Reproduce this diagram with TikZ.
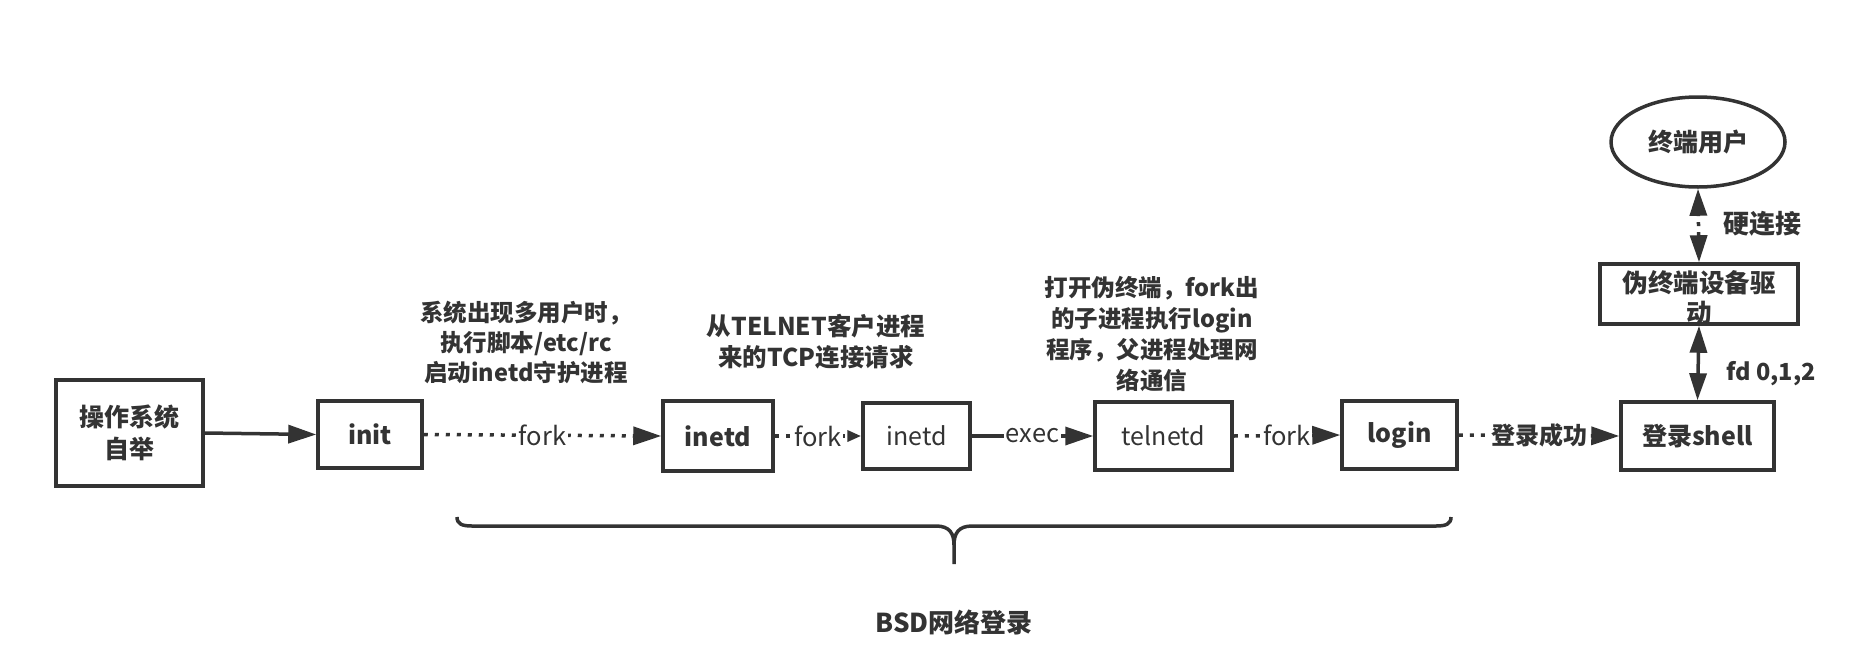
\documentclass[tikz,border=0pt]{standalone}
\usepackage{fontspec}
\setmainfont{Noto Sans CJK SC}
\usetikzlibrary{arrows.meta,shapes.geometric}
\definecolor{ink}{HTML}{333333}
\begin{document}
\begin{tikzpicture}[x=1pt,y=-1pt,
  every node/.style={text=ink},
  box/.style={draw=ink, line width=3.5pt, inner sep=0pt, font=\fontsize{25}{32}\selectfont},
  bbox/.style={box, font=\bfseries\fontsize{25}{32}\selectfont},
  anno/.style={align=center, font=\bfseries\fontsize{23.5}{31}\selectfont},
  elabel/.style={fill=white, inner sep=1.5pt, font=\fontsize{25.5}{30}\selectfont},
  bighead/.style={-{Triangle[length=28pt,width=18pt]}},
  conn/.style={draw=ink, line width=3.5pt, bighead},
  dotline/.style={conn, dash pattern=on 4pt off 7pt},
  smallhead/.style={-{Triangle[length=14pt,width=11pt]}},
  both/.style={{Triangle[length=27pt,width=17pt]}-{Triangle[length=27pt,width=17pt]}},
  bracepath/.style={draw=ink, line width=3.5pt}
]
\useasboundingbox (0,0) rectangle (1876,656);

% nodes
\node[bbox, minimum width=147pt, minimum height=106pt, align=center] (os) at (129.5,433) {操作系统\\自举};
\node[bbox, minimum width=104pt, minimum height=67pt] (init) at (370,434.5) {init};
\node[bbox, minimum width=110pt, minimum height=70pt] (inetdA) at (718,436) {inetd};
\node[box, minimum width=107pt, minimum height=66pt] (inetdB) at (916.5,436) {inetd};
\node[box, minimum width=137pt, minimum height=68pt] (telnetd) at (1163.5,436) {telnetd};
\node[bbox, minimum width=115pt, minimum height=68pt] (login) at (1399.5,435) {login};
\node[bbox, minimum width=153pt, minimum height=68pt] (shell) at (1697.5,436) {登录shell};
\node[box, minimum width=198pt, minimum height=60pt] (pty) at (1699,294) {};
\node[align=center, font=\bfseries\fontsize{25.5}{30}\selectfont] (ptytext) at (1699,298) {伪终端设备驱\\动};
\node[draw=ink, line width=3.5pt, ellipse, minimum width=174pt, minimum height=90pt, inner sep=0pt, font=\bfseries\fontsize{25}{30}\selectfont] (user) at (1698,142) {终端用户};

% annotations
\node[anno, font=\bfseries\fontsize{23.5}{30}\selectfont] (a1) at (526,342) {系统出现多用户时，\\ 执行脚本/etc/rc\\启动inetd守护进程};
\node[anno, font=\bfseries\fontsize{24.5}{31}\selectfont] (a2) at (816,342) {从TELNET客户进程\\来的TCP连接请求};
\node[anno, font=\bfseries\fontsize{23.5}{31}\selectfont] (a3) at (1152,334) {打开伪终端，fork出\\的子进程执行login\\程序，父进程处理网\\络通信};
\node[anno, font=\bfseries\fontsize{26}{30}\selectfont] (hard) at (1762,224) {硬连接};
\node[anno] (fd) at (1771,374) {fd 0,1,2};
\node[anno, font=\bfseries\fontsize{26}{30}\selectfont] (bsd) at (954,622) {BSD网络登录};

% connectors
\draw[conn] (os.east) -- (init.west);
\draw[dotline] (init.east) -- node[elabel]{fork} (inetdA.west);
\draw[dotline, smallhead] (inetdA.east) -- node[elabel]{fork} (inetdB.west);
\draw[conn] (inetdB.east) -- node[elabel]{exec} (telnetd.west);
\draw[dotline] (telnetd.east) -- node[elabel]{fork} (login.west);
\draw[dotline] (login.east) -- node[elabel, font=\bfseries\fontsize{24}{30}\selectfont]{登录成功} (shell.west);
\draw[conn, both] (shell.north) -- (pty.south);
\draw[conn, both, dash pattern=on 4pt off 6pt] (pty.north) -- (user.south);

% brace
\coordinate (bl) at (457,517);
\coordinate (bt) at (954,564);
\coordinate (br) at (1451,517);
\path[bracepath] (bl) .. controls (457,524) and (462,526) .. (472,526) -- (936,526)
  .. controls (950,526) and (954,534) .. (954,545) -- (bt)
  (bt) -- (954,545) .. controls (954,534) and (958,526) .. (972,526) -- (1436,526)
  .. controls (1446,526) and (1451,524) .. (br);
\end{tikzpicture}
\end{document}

* * *

*Work required:* Give an exact reproduction of every line, leaving out any picture.

*Exercise result:*
Reproduce this diagram with TikZ.
\documentclass[tikz,border=0pt]{standalone}
\usepackage{fontspec}
\setmainfont{Noto Sans CJK SC}
\usetikzlibrary{arrows.meta,shapes.geometric}
\definecolor{ink}{HTML}{333333}
\begin{document}
\begin{tikzpicture}[x=1pt,y=-1pt,
  every node/.style={text=ink},
  box/.style={draw=ink, line width=3.5pt, inner sep=0pt, font=\fontsize{25}{32}\selectfont},
  bbox/.style={box, font=\bfseries\fontsize{25}{32}\selectfont},
  anno/.style={align=center, font=\bfseries\fontsize{23.5}{31}\selectfont},
  elabel/.style={fill=white, inner sep=1.5pt, font=\fontsize{25.5}{30}\selectfont},
  bighead/.style={-{Triangle[length=28pt,width=18pt]}},
  conn/.style={draw=ink, line width=3.5pt, bighead},
  dotline/.style={conn, dash pattern=on 4pt off 7pt},
  smallhead/.style={-{Triangle[length=14pt,width=11pt]}},
  both/.style={{Triangle[length=27pt,width=17pt]}-{Triangle[length=27pt,width=17pt]}},
  bracepath/.style={draw=ink, line width=3.5pt}
]
\useasboundingbox (0,0) rectangle (1876,656);

% nodes
\node[bbox, minimum width=147pt, minimum height=106pt, align=center] (os) at (129.5,433) {操作系统\\自举};
\node[bbox, minimum width=104pt, minimum height=67pt] (init) at (370,434.5) {init};
\node[bbox, minimum width=110pt, minimum height=70pt] (inetdA) at (718,436) {inetd};
\node[box, minimum width=107pt, minimum height=66pt] (inetdB) at (916.5,436) {inetd};
\node[box, minimum width=137pt, minimum height=68pt] (telnetd) at (1163.5,436) {telnetd};
\node[bbox, minimum width=115pt, minimum height=68pt] (login) at (1399.5,435) {login};
\node[bbox, minimum width=153pt, minimum height=68pt] (shell) at (1697.5,436) {登录shell};
\node[box, minimum width=198pt, minimum height=60pt] (pty) at (1699,294) {};
\node[align=center, font=\bfseries\fontsize{25.5}{30}\selectfont] (ptytext) at (1699,298) {伪终端设备驱\\动};
\node[draw=ink, line width=3.5pt, ellipse, minimum width=174pt, minimum height=90pt, inner sep=0pt, font=\bfseries\fontsize{25}{30}\selectfont] (user) at (1698,142) {终端用户};

% annotations
\node[anno, font=\bfseries\fontsize{23.5}{30}\selectfont] (a1) at (526,342) {系统出现多用户时，\\ 执行脚本/etc/rc\\启动inetd守护进程};
\node[anno, font=\bfseries\fontsize{24.5}{31}\selectfont] (a2) at (816,342) {从TELNET客户进程\\来的TCP连接请求};
\node[anno, font=\bfseries\fontsize{23.5}{31}\selectfont] (a3) at (1152,334) {打开伪终端，fork出\\的子进程执行login\\程序，父进程处理网\\络通信};
\node[anno, font=\bfseries\fontsize{26}{30}\selectfont] (hard) at (1762,224) {硬连接};
\node[anno] (fd) at (1771,374) {fd 0,1,2};
\node[anno, font=\bfseries\fontsize{26}{30}\selectfont] (bsd) at (954,622) {BSD网络登录};

% connectors
\draw[conn] (os.east) -- (init.west);
\draw[dotline] (init.east) -- node[elabel]{fork} (inetdA.west);
\draw[dotline, smallhead] (inetdA.east) -- node[elabel]{fork} (inetdB.west);
\draw[conn] (inetdB.east) -- node[elabel]{exec} (telnetd.west);
\draw[dotline] (telnetd.east) -- node[elabel]{fork} (login.west);
\draw[dotline] (login.east) -- node[elabel, font=\bfseries\fontsize{24}{30}\selectfont]{登录成功} (shell.west);
\draw[conn, both] (shell.north) -- (pty.south);
\draw[conn, both, dash pattern=on 4pt off 6pt] (pty.north) -- (user.south);

% brace
\coordinate (bl) at (457,517);
\coordinate (bt) at (954,564);
\coordinate (br) at (1451,517);
\path[bracepath] (bl) .. controls (457,524) and (462,526) .. (472,526) -- (936,526)
  .. controls (950,526) and (954,534) .. (954,545) -- (bt)
  (bt) -- (954,545) .. controls (954,534) and (958,526) .. (972,526) -- (1436,526)
  .. controls (1446,526) and (1451,524) .. (br);
\end{tikzpicture}
\end{document}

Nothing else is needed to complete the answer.